In the years since the massive 2017 tax overhaul known as the Tax Cuts and Jobs Act, tax revenue grew more than expected. But the increase can be explained by inflation and other factors, and chalking it up to the TCJA could lead lawmakers down a "dangerous path," the Committee for a Responsible Federal Budget wrote in a new analysis.

The economic consequences of the COVID-19 pandemic and the fiscal and monetary response "make it almost impossible to compare pre- and post-pandemic projections" of the revenue impact of the 2017 tax overhaul, according a new analysis by the committee.

"Policymakers have also enacted a number of tax cuts and increases since the TCJA passed, including the implementation of significant new tariffs," the committee states. "Additionally, immigration — and therefore the size of the taxpaying population — has been far higher than projected."

For these and other reasons, "comparing actual revenue to 2018 projections says little about the actual revenue impact of the TCJA," the committee states.

Most of the revenue spike came, however, "from the massive burst of inflation in 2021 and 2022, which dramatically boosted nominal taxable incomes, immediately pushing households into higher income brackets before the brackets were indexed for inflation in the following year," according to the committee.

While it's impossible to accurately size the revenue reduction given the conditions of the past six years, "it is almost certainly true that the TCJA meaningfully reduced revenue from where it would have been" without the tax overhaul, according to the analysis.

In April 2018, the Congressional Budget Office projected revenue collection would total about $27 trillion between those years, the committee states, "an estimate that incorporated roughly $1.8 trillion in lower revenue from the net tax cuts in the bill and nearly $400 billion of positive revenue feedback from the estimated growth effects of the bill."

"Actual revenue collection through 2024 came in $1.5 trillion higher than projected, totaling $28.5 trillion through 2024, which has led some to conclude that the TCJA’s economic growth effects were larger than originally forecast and that the TCJA largely or fully paid for itself," the committee states. "However, the data show that all of this additional revenue can be explained either by higher inflation or by a temporary one-time revenue surge that came in 2022 — the fifth year after the passage of the TCJA and immediately on the heels of a pandemic and inflation crisis."

Cost of Extending the Tax Cut Law

Most of the 2017 tax law, which expires at the end of 2025, "includes various provisions that benefit individual and estate taxpayers," adds Jeff Bush of The Washington Update.

"Extending these provisions is estimated to cost the government around $4.2 trillion between 2026 and 2035," Bush continued, which "raises concerns within the GOP ranks about how the government plans to fund these tax cuts without exacerbating the federal debt, which currently stands at over $36 trillion."

Trump has proposed several measures to reduce federal spending to address the funding challenge, Bush said.

"On the campaign trail, he promised to employ broad-based tariffs to offset the cost of the tax changes," Bush added. "Many economists believe, and I tend to agree, that tariffs transfer the revenue gained by the government from U.S. consumers in the form of higher prices.
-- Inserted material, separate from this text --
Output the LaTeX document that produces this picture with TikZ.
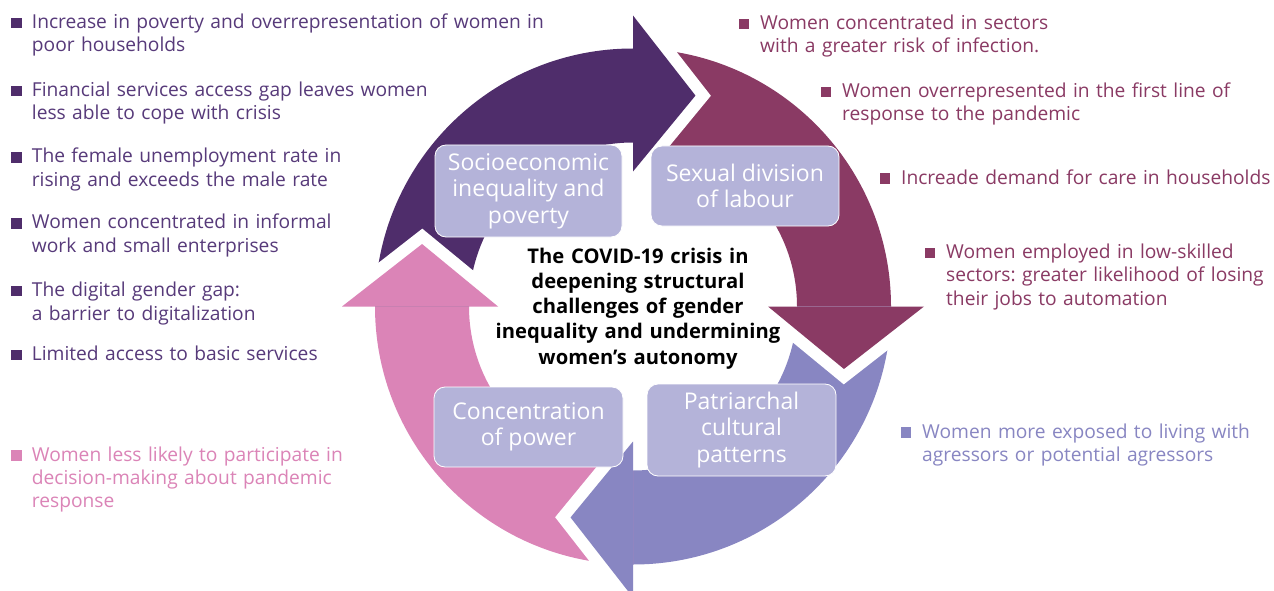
\documentclass[tikz,border=0pt]{standalone}
\usepackage{fontspec}
\setmainfont{Open Sans}
\usetikzlibrary{calc}
\frenchspacing

\definecolor{cPurple}{HTML}{4F2D6B}
\definecolor{cPurpleTxt}{HTML}{573A7A}
\definecolor{cMaroon}{HTML}{8A3A64}
\definecolor{cBlue}{HTML}{8886C2}
\definecolor{cPink}{HTML}{DB84B7}
\definecolor{cBox}{HTML}{B4B3D9}

% ring geometry (pt): outer/inner radius, barb radii, tip radius, head length (deg)
\newcommand\ringRo{258}
\newcommand\ringRi{164}
\newcommand\barbOut{291}
\newcommand\barbIn{135}
\newcommand\tipR{220}
\newcommand\headLen{16.5}

% body of one arrow: annular sector from angle #2 down to angle #3
\newcommand\ringsector[3]{%
  \fill[#1] (#2:\ringRo pt) arc[start angle=#2, end angle=#3, radius=\ringRo pt]
    -- (#3:\ringRi pt) arc[start angle=#3, end angle=#2, radius=\ringRi pt] -- cycle;}
% head of one arrow with its base at angle #2, white gap along its slanted edges
\newcommand\ringhead[2]{%
  \draw[white, line width=24pt, line join=miter]
    (#2:\barbOut pt) -- ({#2-\headLen}:\tipR pt) -- (#2:\barbIn pt);
  \fill[#1] (#2:\barbOut pt) -- ({#2-\headLen}:\tipR pt) -- (#2:\barbIn pt) -- cycle;}

\tikzset{
  stagebox/.style={fill=cBox, draw=white, line width=0.8pt, rounded corners=11pt,
    inner sep=0pt, text=white, align=center,
    font=\fontsize{23}{26.4}\selectfont},
  listtext/.style={anchor=base west, inner sep=0pt, text width=560pt, align=left,
    font=\fontsize{19.2}{23.4}\selectfont},
  bulletsq/.style={minimum size=10.5pt, inner sep=0pt, fill=#1},
}

\begin{document}
\begin{tikzpicture}[x=1pt, y=-1pt]
\useasboundingbox (0,0) rectangle (1274,591);
\fill[white] (0,0) rectangle (1274,591);

% the four circular arrows
\begin{scope}[shift={(633,306.5)}, x=1pt, y=1pt]
  \ringsector{cPurple}{180}{90}
  \ringsector{cMaroon}{90}{0}
  \ringsector{cBlue}{0}{-90}
  \ringsector{cPink}{-90}{-180}
  \ringhead{cPurple}{90}
  \ringhead{cMaroon}{0}
  \ringhead{cBlue}{-90}
  \ringhead{cPink}{180}
\end{scope}

% stage labels
\node[stagebox, minimum width=187pt, minimum height=92pt] (socio) at (528.5,191)
  {Socioeconomic\\inequality and\\poverty};
\node[stagebox, minimum width=188pt, minimum height=80pt] (sexual) at (745,186)
  {Sexual division\\of labour};
\node[stagebox, minimum width=189pt, minimum height=80pt] (power) at (528.5,427)
  {Concentration\\of power};
\node[stagebox, minimum width=189pt, minimum height=92pt] (patri) at (741.5,430)
  {Patriarchal\\cultural\\patterns};

% centre statement
\node[anchor=base, inner sep=0pt, text width=320pt, align=center,
  font=\bfseries\fontsize{20.2}{25.2}\selectfont] (crisis) at (638,263.3)
  {The COVID-19 crisis in\\deepening structural\\challenges of gender\\inequality and undermining\\women’s autonomy};

% left list
\node[listtext, text=cPurpleTxt] (l1) at (31.7,28.3)
  {Increase in poverty and overrepresentation of women in\\poor households};
\node[listtext, text=cPurpleTxt] (l2) at (31.7,96.5)
  {Financial services access gap leaves women\\less able to cope with crisis};
\node[listtext, text=cPurpleTxt] (l3) at (31.7,162.8)
  {The female unemployment rate in\\rising and exceeds the male rate};
\node[listtext, text=cPurpleTxt] (l4) at (31.7,228.8)
  {Women concentrated in informal\\work and small enterprises};
\node[listtext, text=cPurpleTxt] (l5) at (31.7,296.7)
  {The digital gender gap:\\a barrier to digitalization};
\node[listtext, text=cPurpleTxt] (l6) at (31.7,360.7)
  {Limited access to basic services};
\node[listtext, text=cPink] (l7) at (31.7,461)
  {Women less likely to participate in\\decision-making about pandemic\\response};

\foreach \i/\c in {1/cPurple,2/cPurple,3/cPurple,4/cPurple,5/cPurple,6/cPurple,7/cPink}
  \node[bulletsq=\c] (lb\i) at ($(l\i.base west)+(-15,-5.5)$) {};

% right list
\node[listtext, text=cMaroon] (r1) at (760,29.5)
  {Women concentrated in sectors\\with a greater risk of infection.};
\node[listtext, text=cMaroon] (r2) at (842,97.3)
  {Women overrepresented in the first line of\\response to the pandemic};
\node[listtext, text=cMaroon] (r3) at (901,184)
  {Increade demand for care in households};
\node[listtext, text=cMaroon] (r4) at (946,258.3)
  {Women employed in low-skilled\\sectors: greater likelihood of losing\\their jobs to automation};
\node[listtext, text=cBlue] (r5) at (922,438)
  {Women more exposed to living with\\agressors or potential agressors};

\foreach \i/\c in {1/cMaroon,2/cMaroon,3/cMaroon,4/cMaroon,5/cBlue}
  \node[bulletsq=\c] (rb\i) at ($(r\i.base west)+(-16,-5.5)$) {};
\end{tikzpicture}
\end{document}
Tactical tariffs to address various trade inequities can be a valuable trade/diplomacy tool."

Trump's Department of Government Efficiency, or DOGE, led by Elon Musk "is specifically chartered to find cost savings within the government."

Another proposal: "Rolling back the energy tax credits provided by Biden’s Inflation Reduction Act. While not significant in dollar terms, they are undoubtedly symbolic," Bush said.

"Trump’s efforts to de-regulate our economy should provide additional economic growth and, thus, more tax revenue," Bush opined.

One under-the-radar area is the 50% reduction in corporate tax revenue as a percentage of GDP over the last 50 years, Bush pointed out. "Some in the GOP believe generating additional revenue in this area of the code is warranted."

Bottom line: "Trump’s tax cut pledge presents a complex challenge for policymakers," Bush said. "While the proposed measures aim to benefit various segments of the population, the significant cost of extending the TCJA provisions necessitates careful consideration of funding strategies. The ongoing debate in Congress will likely focus on finding a balance between providing tax relief and ensuring the nation’s long-term fiscal health."

The Committee for a Responsible Federal Budget noted in its analysis that there's "a significant risk that the narrative that the tax cuts came closer to paying for themselves than projected will be used to argue extensions do not need to be offset. This is a dangerous path to take."

The fiscal situation, the group wrote, "is far worse today than when the TCJA was passed, with debt at nearly 100% of GDP and interest costs at 3.1% of GDP — compared to 75% and 1.4% before TCJA was enacted. This means further borrowing is likely to be even more detrimental to the economy than it was when debt was lower. Meanwhile, the tax cuts being considered for extension are likely to grow the economy by significantly less than those that are already permanent — estimates suggest that extension will pay for no more than 14% of itself and that the effects could be negative on a dynamic basis."